- **Directions**: Quote exactly, and only, the lines from the one with "Convert this chart to Bokeh code." down to the one with "from bokeh.resources import INLINE", both included.

- **Record extracts**:
"""

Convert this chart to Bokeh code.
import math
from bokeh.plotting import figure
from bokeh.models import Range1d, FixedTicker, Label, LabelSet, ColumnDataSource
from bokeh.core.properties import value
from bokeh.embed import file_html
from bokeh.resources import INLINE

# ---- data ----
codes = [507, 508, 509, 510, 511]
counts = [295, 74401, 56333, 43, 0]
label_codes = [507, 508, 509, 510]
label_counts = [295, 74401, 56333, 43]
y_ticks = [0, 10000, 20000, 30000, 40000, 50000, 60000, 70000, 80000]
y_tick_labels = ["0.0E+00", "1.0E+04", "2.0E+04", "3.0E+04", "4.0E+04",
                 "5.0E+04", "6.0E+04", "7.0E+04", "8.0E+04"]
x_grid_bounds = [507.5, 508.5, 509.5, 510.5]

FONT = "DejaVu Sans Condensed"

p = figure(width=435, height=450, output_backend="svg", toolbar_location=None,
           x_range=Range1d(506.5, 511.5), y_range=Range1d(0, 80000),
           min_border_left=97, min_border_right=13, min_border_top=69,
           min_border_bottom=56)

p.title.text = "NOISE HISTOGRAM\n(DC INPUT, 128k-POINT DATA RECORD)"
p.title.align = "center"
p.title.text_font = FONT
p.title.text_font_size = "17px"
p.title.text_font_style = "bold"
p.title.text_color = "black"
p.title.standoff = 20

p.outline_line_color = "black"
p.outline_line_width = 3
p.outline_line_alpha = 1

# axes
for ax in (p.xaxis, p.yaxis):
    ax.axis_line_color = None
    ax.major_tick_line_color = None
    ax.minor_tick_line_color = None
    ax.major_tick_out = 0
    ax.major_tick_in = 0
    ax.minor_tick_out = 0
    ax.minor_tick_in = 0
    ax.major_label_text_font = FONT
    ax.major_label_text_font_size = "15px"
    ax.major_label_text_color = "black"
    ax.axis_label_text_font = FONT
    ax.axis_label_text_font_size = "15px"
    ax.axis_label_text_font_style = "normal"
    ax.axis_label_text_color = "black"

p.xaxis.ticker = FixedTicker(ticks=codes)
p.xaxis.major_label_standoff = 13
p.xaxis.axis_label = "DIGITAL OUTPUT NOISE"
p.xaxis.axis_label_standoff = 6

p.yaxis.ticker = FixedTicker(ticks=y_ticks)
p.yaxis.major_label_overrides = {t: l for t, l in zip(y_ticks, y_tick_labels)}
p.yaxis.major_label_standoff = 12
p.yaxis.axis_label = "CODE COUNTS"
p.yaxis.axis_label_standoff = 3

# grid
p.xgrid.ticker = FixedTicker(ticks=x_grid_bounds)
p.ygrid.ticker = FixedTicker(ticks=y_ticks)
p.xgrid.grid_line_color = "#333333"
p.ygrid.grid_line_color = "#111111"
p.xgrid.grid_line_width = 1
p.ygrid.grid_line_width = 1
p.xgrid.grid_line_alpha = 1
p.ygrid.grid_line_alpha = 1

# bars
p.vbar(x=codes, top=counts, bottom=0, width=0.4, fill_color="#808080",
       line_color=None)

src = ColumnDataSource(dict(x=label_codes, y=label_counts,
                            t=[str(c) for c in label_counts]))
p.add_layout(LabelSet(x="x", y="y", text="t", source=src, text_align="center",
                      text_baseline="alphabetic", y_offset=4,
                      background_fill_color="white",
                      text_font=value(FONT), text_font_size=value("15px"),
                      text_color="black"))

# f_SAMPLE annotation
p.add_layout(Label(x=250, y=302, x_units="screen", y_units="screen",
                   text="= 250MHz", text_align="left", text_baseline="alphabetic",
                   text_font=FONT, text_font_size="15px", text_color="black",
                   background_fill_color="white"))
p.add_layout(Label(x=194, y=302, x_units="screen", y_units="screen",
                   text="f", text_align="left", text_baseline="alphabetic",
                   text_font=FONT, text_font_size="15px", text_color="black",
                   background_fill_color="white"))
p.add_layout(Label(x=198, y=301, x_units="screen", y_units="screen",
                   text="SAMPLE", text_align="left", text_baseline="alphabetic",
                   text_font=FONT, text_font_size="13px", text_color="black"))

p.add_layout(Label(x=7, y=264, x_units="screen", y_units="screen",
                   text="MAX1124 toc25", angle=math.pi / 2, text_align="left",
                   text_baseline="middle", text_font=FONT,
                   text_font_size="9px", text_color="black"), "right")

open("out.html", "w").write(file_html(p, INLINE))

"""
"""

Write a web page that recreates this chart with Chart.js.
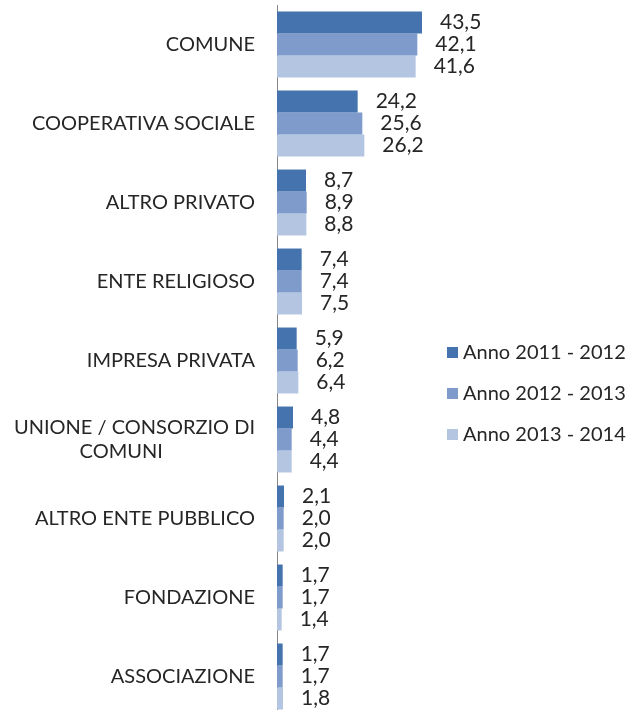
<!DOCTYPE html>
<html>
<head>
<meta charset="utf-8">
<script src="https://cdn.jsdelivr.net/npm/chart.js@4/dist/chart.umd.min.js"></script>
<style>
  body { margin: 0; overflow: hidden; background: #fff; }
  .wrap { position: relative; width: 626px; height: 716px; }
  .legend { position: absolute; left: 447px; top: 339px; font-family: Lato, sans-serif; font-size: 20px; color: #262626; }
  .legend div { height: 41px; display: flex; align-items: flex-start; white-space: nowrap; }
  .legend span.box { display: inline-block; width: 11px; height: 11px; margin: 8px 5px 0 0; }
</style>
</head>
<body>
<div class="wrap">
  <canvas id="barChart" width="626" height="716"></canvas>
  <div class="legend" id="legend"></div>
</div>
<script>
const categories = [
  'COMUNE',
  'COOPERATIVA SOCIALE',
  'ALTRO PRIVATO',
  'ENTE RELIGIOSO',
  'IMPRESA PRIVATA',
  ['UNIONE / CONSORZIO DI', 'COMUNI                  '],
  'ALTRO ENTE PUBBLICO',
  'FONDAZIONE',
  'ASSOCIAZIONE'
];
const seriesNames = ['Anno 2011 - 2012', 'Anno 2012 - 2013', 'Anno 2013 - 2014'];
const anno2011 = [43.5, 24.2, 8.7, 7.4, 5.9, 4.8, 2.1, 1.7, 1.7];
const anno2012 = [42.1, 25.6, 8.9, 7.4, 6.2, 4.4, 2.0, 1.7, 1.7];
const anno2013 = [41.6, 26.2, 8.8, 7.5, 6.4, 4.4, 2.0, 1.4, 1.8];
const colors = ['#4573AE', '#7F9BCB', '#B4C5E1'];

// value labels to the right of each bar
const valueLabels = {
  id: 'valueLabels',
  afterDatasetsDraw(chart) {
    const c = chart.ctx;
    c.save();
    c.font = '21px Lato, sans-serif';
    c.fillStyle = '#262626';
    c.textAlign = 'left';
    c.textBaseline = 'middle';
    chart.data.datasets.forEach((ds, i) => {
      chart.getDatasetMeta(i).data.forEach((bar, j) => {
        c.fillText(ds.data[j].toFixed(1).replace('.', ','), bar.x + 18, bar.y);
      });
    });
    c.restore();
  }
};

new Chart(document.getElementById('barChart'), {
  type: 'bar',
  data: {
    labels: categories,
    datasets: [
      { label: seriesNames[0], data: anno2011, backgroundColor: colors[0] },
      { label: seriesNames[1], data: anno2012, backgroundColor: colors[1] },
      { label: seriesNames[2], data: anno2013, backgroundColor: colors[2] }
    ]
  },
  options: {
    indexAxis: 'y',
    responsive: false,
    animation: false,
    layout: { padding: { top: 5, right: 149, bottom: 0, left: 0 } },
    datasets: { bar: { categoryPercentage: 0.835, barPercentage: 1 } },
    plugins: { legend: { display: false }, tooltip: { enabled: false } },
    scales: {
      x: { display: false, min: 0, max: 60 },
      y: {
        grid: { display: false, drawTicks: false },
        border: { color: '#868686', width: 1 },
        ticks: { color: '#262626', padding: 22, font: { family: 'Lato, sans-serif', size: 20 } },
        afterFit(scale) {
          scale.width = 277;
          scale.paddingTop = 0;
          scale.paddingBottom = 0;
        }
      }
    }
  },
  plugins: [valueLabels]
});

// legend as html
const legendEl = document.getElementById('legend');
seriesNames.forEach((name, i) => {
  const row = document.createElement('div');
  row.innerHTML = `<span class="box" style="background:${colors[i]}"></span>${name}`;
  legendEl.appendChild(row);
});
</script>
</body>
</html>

"""

- **Exercise response**:
Convert this chart to Bokeh code.
import math
from bokeh.plotting import figure
from bokeh.models import Range1d, FixedTicker, Label, LabelSet, ColumnDataSource
from bokeh.core.properties import value
from bokeh.embed import file_html
from bokeh.resources import INLINE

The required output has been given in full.